From a distance, the imposing sight of the Matterhorn appears fixed in time. But up close, the 14,692-foot spire in the Swiss Alps is getting a little rickety. As the snow evaporates and permafrost melts, the mountain is shedding rock and developing cracks, leading to more rockfalls, landslides and other dangerous conditions.
“When the high mountains thaw in summer, the stiffness decreases and the ground sediments get soggy and wobbly with water. Think stracciatella ice cream with much more chocolate chips than vanilla ice cream,” Jan Beutel tells, group leader of the Permasense Consortium spearheaded by the University of Zurich, tells Nicholas Hellen at The Sunday Times. “Cracks expand and move. Many continue to move in the same direction every year and then at some point it’s too much and a small scale of the surface breaks off. If there were more ice in place — as in the good old mountaineering past — it wouldn’t be that bad, since the ice cover would still hold these pieces together.”
The problems facing Matterhorn are not unique. A study published last year found that by 2060 Switzerland will have a climate akin to Mediterranean countries. Already, the 1,500 glaciers in the Alpine nation have lost 60 percent of their volume since 1850.

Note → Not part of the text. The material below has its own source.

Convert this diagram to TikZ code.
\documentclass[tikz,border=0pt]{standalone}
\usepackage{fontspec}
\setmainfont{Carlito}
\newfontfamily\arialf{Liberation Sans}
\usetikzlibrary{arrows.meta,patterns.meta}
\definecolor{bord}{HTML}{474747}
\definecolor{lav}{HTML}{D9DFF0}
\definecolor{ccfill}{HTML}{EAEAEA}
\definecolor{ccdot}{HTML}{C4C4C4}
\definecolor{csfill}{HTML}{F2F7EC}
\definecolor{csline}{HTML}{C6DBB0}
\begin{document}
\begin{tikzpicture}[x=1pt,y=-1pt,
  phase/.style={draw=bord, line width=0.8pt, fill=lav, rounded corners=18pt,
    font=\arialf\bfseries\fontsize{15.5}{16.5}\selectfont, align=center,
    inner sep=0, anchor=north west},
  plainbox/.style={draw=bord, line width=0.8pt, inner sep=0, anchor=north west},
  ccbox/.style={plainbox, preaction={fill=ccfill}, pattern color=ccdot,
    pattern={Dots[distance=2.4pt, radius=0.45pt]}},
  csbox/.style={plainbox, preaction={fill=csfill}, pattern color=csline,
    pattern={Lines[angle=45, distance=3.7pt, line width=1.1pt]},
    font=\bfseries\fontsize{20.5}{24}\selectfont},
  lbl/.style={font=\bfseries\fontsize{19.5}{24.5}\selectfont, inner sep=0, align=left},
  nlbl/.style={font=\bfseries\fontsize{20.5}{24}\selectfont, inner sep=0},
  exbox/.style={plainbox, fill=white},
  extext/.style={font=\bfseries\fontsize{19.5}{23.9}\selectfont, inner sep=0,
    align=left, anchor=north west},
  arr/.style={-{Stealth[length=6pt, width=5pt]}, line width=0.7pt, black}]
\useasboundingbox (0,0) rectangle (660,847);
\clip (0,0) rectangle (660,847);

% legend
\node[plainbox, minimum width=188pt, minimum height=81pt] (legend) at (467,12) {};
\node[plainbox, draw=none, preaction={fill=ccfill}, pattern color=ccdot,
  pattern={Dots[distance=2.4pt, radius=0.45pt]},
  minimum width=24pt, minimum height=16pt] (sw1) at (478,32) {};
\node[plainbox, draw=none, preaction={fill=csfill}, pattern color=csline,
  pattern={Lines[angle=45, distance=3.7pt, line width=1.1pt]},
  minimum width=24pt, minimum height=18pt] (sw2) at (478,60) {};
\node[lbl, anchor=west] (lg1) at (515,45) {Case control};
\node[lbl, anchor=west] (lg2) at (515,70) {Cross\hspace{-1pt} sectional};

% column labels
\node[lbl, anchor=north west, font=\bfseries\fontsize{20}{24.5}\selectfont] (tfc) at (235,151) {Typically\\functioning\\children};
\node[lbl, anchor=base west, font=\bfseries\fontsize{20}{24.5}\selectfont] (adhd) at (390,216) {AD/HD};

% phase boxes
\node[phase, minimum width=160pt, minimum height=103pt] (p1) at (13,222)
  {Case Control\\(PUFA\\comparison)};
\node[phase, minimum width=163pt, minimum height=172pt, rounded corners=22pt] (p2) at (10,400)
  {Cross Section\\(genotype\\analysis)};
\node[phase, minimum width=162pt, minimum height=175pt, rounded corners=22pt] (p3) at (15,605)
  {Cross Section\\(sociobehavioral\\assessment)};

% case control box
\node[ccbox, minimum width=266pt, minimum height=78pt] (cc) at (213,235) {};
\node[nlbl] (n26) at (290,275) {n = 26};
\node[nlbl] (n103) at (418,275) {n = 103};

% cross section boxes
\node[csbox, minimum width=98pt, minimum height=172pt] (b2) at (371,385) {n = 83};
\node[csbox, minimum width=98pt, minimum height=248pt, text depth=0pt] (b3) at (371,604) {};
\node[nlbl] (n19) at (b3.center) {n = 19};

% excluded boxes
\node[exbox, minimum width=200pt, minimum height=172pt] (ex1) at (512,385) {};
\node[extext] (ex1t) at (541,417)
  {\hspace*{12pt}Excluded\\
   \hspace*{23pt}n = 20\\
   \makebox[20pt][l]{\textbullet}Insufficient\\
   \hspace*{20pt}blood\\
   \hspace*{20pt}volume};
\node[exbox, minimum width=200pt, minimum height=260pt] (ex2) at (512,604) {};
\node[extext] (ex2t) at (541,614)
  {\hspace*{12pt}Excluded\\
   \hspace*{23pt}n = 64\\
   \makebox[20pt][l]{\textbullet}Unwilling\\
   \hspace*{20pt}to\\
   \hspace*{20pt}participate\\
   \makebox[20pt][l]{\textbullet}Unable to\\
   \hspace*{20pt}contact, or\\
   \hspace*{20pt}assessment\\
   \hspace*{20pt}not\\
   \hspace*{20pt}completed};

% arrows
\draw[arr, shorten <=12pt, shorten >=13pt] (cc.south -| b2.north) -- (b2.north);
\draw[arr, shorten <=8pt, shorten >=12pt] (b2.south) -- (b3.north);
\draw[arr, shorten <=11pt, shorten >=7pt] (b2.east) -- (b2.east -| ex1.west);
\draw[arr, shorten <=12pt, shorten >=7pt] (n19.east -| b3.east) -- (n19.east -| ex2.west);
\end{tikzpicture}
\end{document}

Another study from last month, which appears in the journal Arctic, Antarctic, and Alpine Research, warned that mountaineering itself is imperiled by climate change. Researchers assessed the 100 mountaineering routes laid out in the influential guidebook The Mont Blanc Massif: The 100 Finest Routes, published in 1973. They found that of the 95 climbing itineraries they studied, 93 had been impacted by climate change, with 26 being greatly affected. Three climbing routes no longer exist. The signs of change are becoming more apparent as well; earlier this month during Europe’s record-breaking heat wave, a new alpine lake formed at 10,000 feet on the Massif, which is normally permanently frozen.
Guides on the Matterhorn have watched similar iconic climbing routes crumble away on their mountain. Buetel and his group of scientists are currently tracking the changing terrain of the mountain. The team just finished installing the last of 50 sensors on the upper reaches of the mountain to keep track of what's happening there. The sensors will also allow them to alert mountain guides in the region to instabilities, such as rock falls, which make climbing the Matterhorn much more dangerous.
While Buetel assures Hellen of The Sunday Times that there’s no danger the Matterhorn will "topple" or "crumble," the mountain is different; routes that used to involve climbing on snow and ice now involve hiking on rough rock and dangerous terrain. Then there are the trails no longer accessible at all.